>>>
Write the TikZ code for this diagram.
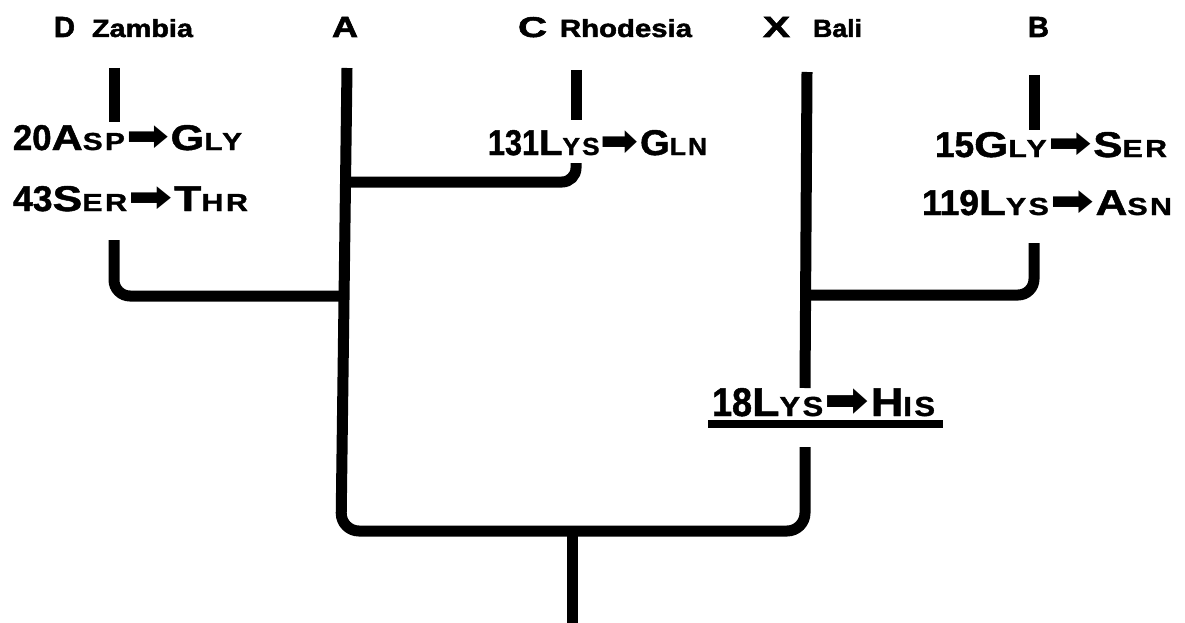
\documentclass[tikz,border=0pt]{standalone}
\usepackage{fontspec}
\setmainfont{Liberation Sans}
\newfontfamily\arwfont{DejaVu Sans}
\usepackage{graphicx}
\newcommand\smc[1]{{\fontsize{22}{22}\selectfont\addfontfeature{LetterSpace=8}#1}}
\newcommand\dg[1]{\scalebox{0.8}[1]{#1}}
\newcommand\arw{\kern1pt{\arwfont\fontsize{38}{38}\selectfont ➡}\kern1pt}
\newcommand\mut[3]{\resizebox{#1pt}{#2pt}{\bfseries\fontsize{32}{32}\selectfont\addfontfeature{FakeBold=1.2}#3}}
\newcommand\ttl[3]{\resizebox{#1pt}{#2pt}{\bfseries\fontsize{26}{26}\selectfont\addfontfeature{FakeBold=1.8}#3}}
\tikzset{
  branch/.style={line width=11pt, line cap=butt, draw=black},
  lbl/.style={inner sep=0pt, outer sep=0pt, anchor=base west},
}
\begin{document}
\begin{tikzpicture}[x=1pt, y=-1pt]
\useasboundingbox[fill=white] (0,0) rectangle (1185,623);
% titles
\node[lbl] (D) at (54,37) {\ttl{21}{20}{D}};
\node[lbl] (Dn) at (92,37) {\ttl{101}{18}{Zambia}};
\node[lbl] (A) at (332,37) {\ttl{26}{20}{A}};
\node[lbl] (C) at (518,37) {\ttl{29}{20}{C}};
\node[lbl] (Cn) at (560,37) {\ttl{132}{18}{Rhodesia}};
\node[lbl] (X) at (763,37) {\ttl{27}{20}{X}};
\node[lbl] (Xn) at (813,37) {\ttl{49}{18}{Bali}};
\node[lbl] (B) at (1028,37) {\ttl{21}{20}{B}};
% mutations
\node[lbl] (m20) at (13,150) {\mut{229}{25}{\dg{20}A\smc{SP}\arw G\smc{LY}}};
\node[lbl] (m43) at (13,211) {\mut{235}{25}{\dg{43}S\smc{ER}\arw T\smc{HR}}};
\node[lbl] (m131) at (488,155) {\mut{219}{25}{\dg{131}L\smc{YS}\arw G\smc{LN}}};
\node[lbl] (m15) at (935,157) {\mut{232}{25}{\dg{15}G\smc{LY}\arw S\smc{ER}}};
\node[lbl] (m119) at (922,215) {\mut{250}{25}{\dg{119}L\smc{YS}\arw A\smc{SN}}};
\node[lbl] (m18) at (712,416) {\mut{223}{28}{\dg{18}L\smc{YS}\arw H\smc{IS}}};
% coordinates
\coordinate (Dt) at (114,68);  \coordinate (Db) at (114,122);
\coordinate (Dl) at (114,240); \coordinate (jD) at (346,296);
\coordinate (At) at (347,68);  \coordinate (Abot) at (341,531);
\coordinate (Ct) at (576,70);  \coordinate (Cb) at (576,120);
\coordinate (Cl) at (576,163); \coordinate (jC) at (347,182);
\coordinate (Xt) at (807,72);  \coordinate (Xm) at (805,388);
\coordinate (Xl) at (805,447); \coordinate (Xbot) at (805,531);
\coordinate (Bt) at (1034,75); \coordinate (Bb) at (1034,130);
\coordinate (Bl) at (1034,243); \coordinate (jB) at (806,295);
\coordinate (R) at (572,531);  \coordinate (Rend) at (572,623);
\coordinate (u1) at (708,424); \coordinate (u2) at (943,424);
% branches
\draw[branch] (Dt) -- (Db);
\draw[branch, rounded corners=16pt] (Dl) |- (jD);
\draw[branch] (Ct) -- (Cb);
\draw[branch, rounded corners=14pt] (Cl) |- (jC);
\draw[branch, rounded corners=18pt] (At) -- (Abot) -- (Xbot) -- (Xl);
\draw[branch] (Xt) -- (Xm);
\draw[branch] (Bt) -- (Bb);
\draw[branch, rounded corners=16pt] (Bl) |- (jB);
\draw[branch] (R) -- (Rend);
\draw[line width=8pt] (u1) -- (u2);
\end{tikzpicture}
\end{document}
<<<
Task directions → Leave out the pictures and copy the rest of the material above exactly.

Finished answer →
Write the TikZ code for this diagram.
\documentclass[tikz,border=0pt]{standalone}
\usepackage{fontspec}
\setmainfont{Liberation Sans}
\newfontfamily\arwfont{DejaVu Sans}
\usepackage{graphicx}
\newcommand\smc[1]{{\fontsize{22}{22}\selectfont\addfontfeature{LetterSpace=8}#1}}
\newcommand\dg[1]{\scalebox{0.8}[1]{#1}}
\newcommand\arw{\kern1pt{\arwfont\fontsize{38}{38}\selectfont ➡}\kern1pt}
\newcommand\mut[3]{\resizebox{#1pt}{#2pt}{\bfseries\fontsize{32}{32}\selectfont\addfontfeature{FakeBold=1.2}#3}}
\newcommand\ttl[3]{\resizebox{#1pt}{#2pt}{\bfseries\fontsize{26}{26}\selectfont\addfontfeature{FakeBold=1.8}#3}}
\tikzset{
  branch/.style={line width=11pt, line cap=butt, draw=black},
  lbl/.style={inner sep=0pt, outer sep=0pt, anchor=base west},
}
\begin{document}
\begin{tikzpicture}[x=1pt, y=-1pt]
\useasboundingbox[fill=white] (0,0) rectangle (1185,623);
% titles
\node[lbl] (D) at (54,37) {\ttl{21}{20}{D}};
\node[lbl] (Dn) at (92,37) {\ttl{101}{18}{Zambia}};
\node[lbl] (A) at (332,37) {\ttl{26}{20}{A}};
\node[lbl] (C) at (518,37) {\ttl{29}{20}{C}};
\node[lbl] (Cn) at (560,37) {\ttl{132}{18}{Rhodesia}};
\node[lbl] (X) at (763,37) {\ttl{27}{20}{X}};
\node[lbl] (Xn) at (813,37) {\ttl{49}{18}{Bali}};
\node[lbl] (B) at (1028,37) {\ttl{21}{20}{B}};
% mutations
\node[lbl] (m20) at (13,150) {\mut{229}{25}{\dg{20}A\smc{SP}\arw G\smc{LY}}};
\node[lbl] (m43) at (13,211) {\mut{235}{25}{\dg{43}S\smc{ER}\arw T\smc{HR}}};
\node[lbl] (m131) at (488,155) {\mut{219}{25}{\dg{131}L\smc{YS}\arw G\smc{LN}}};
\node[lbl] (m15) at (935,157) {\mut{232}{25}{\dg{15}G\smc{LY}\arw S\smc{ER}}};
\node[lbl] (m119) at (922,215) {\mut{250}{25}{\dg{119}L\smc{YS}\arw A\smc{SN}}};
\node[lbl] (m18) at (712,416) {\mut{223}{28}{\dg{18}L\smc{YS}\arw H\smc{IS}}};
% coordinates
\coordinate (Dt) at (114,68);  \coordinate (Db) at (114,122);
\coordinate (Dl) at (114,240); \coordinate (jD) at (346,296);
\coordinate (At) at (347,68);  \coordinate (Abot) at (341,531);
\coordinate (Ct) at (576,70);  \coordinate (Cb) at (576,120);
\coordinate (Cl) at (576,163); \coordinate (jC) at (347,182);
\coordinate (Xt) at (807,72);  \coordinate (Xm) at (805,388);
\coordinate (Xl) at (805,447); \coordinate (Xbot) at (805,531);
\coordinate (Bt) at (1034,75); \coordinate (Bb) at (1034,130);
\coordinate (Bl) at (1034,243); \coordinate (jB) at (806,295);
\coordinate (R) at (572,531);  \coordinate (Rend) at (572,623);
\coordinate (u1) at (708,424); \coordinate (u2) at (943,424);
% branches
\draw[branch] (Dt) -- (Db);
\draw[branch, rounded corners=16pt] (Dl) |- (jD);
\draw[branch] (Ct) -- (Cb);
\draw[branch, rounded corners=14pt] (Cl) |- (jC);
\draw[branch, rounded corners=18pt] (At) -- (Abot) -- (Xbot) -- (Xl);
\draw[branch] (Xt) -- (Xm);
\draw[branch] (Bt) -- (Bb);
\draw[branch, rounded corners=16pt] (Bl) |- (jB);
\draw[branch] (R) -- (Rend);
\draw[line width=8pt] (u1) -- (u2);
\end{tikzpicture}
\end{document}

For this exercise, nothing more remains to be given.